Re: Git for games working group

2018-09-24 Thread John Austin
On Mon, Sep 24, 2018 at 12:58 PM Taylor Blau  wrote:
> I'm replying to this part of the email to note that this would cause Git
> LFS to have to do some extra work, since running 'git lfs install'
> already writes to .git/hooks/post-commit (ironically, to detect and
> unlock locks that we should have released).

Right, that should have been another bullet point. The fact that there
can only be one git hook is.. frustrating.

Perhaps, if LFS has an option to bundle global-graph, LFS could merge
the hooks when installing?

If you instead install global-graph after LFS, I think it should
probably attempt something like:
  -- first move the existing hook to a folder: post-commit.d/
  -- install the global-graph hook to post-commit.d/
  -- install a new hook at post-commit that simply calls all
executables in post-commit.d/

Not sure if this is something that's been discussed, since I know LFS
has a similar issue with existing hooks, but might be sensible.

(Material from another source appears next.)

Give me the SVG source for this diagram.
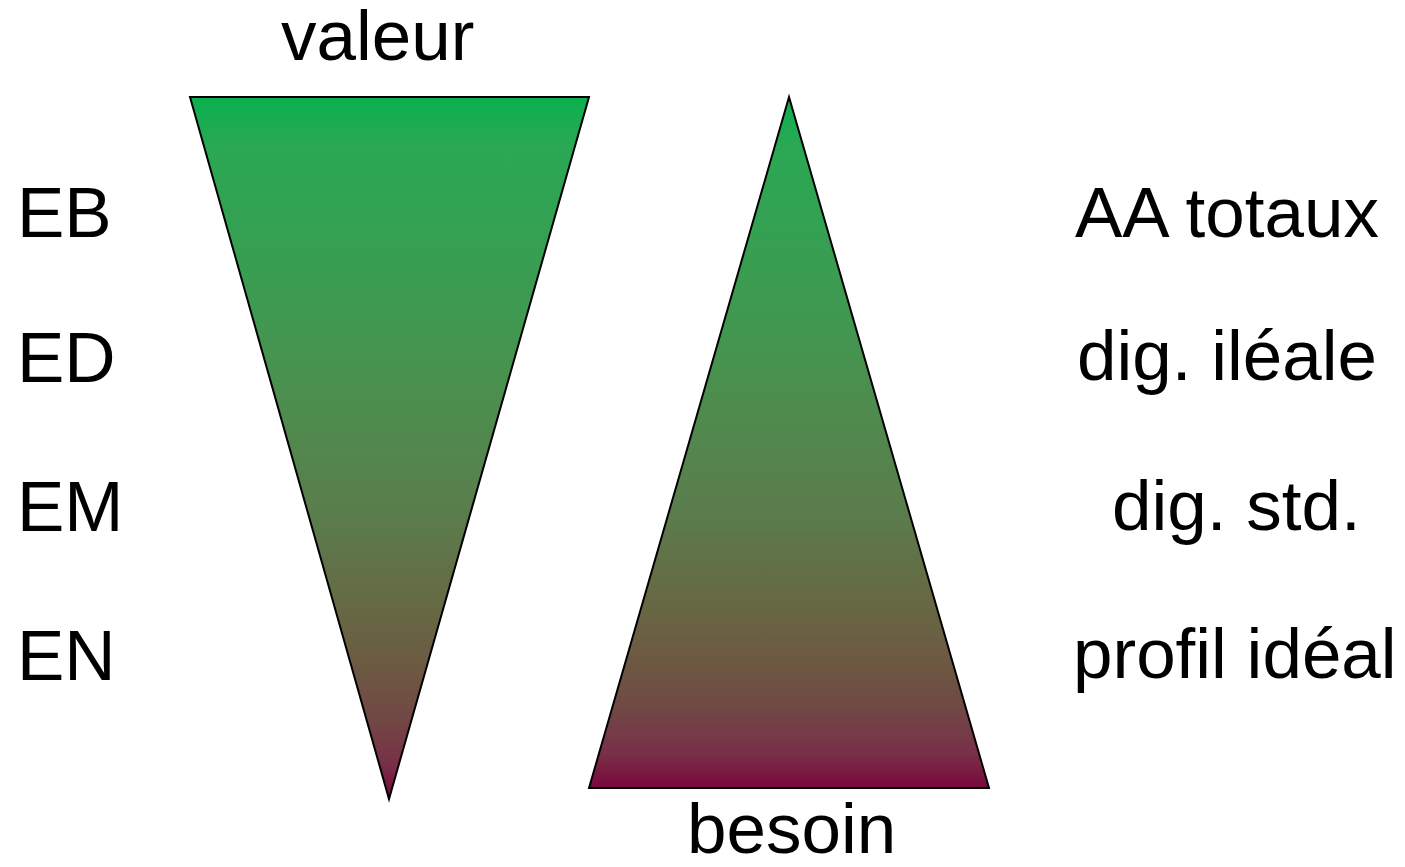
<svg xmlns="http://www.w3.org/2000/svg" width="1405" height="867" viewBox="0 0 1405 867">
  <style>
    .lbl { font-family: "Liberation Sans", Arial, sans-serif; font-size: 71px; fill: #000; }
    .tri { stroke: #000; stroke-width: 2; stroke-linejoin: miter; }
  </style>
  <defs>
    <linearGradient id="g" x1="0" y1="0" x2="0" y2="1">
      <stop offset="0" stop-color="#0bb050"/>
      <stop offset="0.07" stop-color="#2aa854"/>
      <stop offset="0.3" stop-color="#3e9a50"/>
      <stop offset="0.45" stop-color="#4e8c4e"/>
      <stop offset="0.6" stop-color="#5b7c4c"/>
      <stop offset="0.72" stop-color="#666a44"/>
      <stop offset="0.8" stop-color="#6c5c42"/>
      <stop offset="0.88" stop-color="#704a44"/>
      <stop offset="0.95" stop-color="#783048"/>
      <stop offset="1" stop-color="#7a063c"/>
    </linearGradient>
  </defs>
  <rect width="1405" height="867" fill="#fff"/>
  <g id="valeur-triangle">
    <polygon class="tri" points="190,97 589,97 389,799" fill="url(#g)"/>
    <text class="lbl" x="281" y="60">valeur</text>
  </g>
  <g id="besoin-triangle">
    <polygon class="tri" points="789,97 989,788 589,788" fill="url(#g)"/>
    <text class="lbl" x="687" y="853">besoin</text>
  </g>
  <g id="left-labels">
    <text class="lbl" x="17" y="237">EB</text>
    <text class="lbl" x="17" y="382">ED</text>
    <text class="lbl" x="17" y="531">EM</text>
    <text class="lbl" x="17" y="680">EN</text>
  </g>
  <g id="right-labels">
    <text class="lbl" x="1075" y="237">AA totaux</text>
    <text class="lbl" x="1077" y="380">dig. iléale</text>
    <text class="lbl" x="1112" y="530">dig. std.</text>
    <text class="lbl" x="1073" y="678">profil idéal</text>
  </g>
  <g id="connectors"/>
</svg>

Re: Git for games working group

2018-09-24 Thread John Austin
Perhaps git-global-graph is a decent name. GGG? G3? :). The structure
right now in my head looks a bit like:

Global Graph:
 client - post-commit git hooks to push changes up to the GG
 git server - just the standard git server configuration
 query server - replies with information about the current state of the GG

Locks Pre-Commit:
 client - pre-commit hook that makes requests to the GG query server

For cross-platform compatibility, the Global Graph client and the
Locks/Conflicts client are the pieces that need to be use-able on all
platforms. My goal is to keep these pieces as simple as possible. I'd
like to at least start prototyping these in Rust, hopefully in a way
that can either be easily ported or easily re-implemented in C later
on, once things are feature-frozen.

For LFS, The main points of integration with I see are:
-- bundling of packages (optionally install this package with a
normal LFS installation)
-- `git lfs locks` integration. ie. integration with the read-only
control of LFS

If we push more of the functionality into the gg query server, the
integration with `lfs locks` could be simple enough to be a couple of
web requests. That might help avoid integration issues.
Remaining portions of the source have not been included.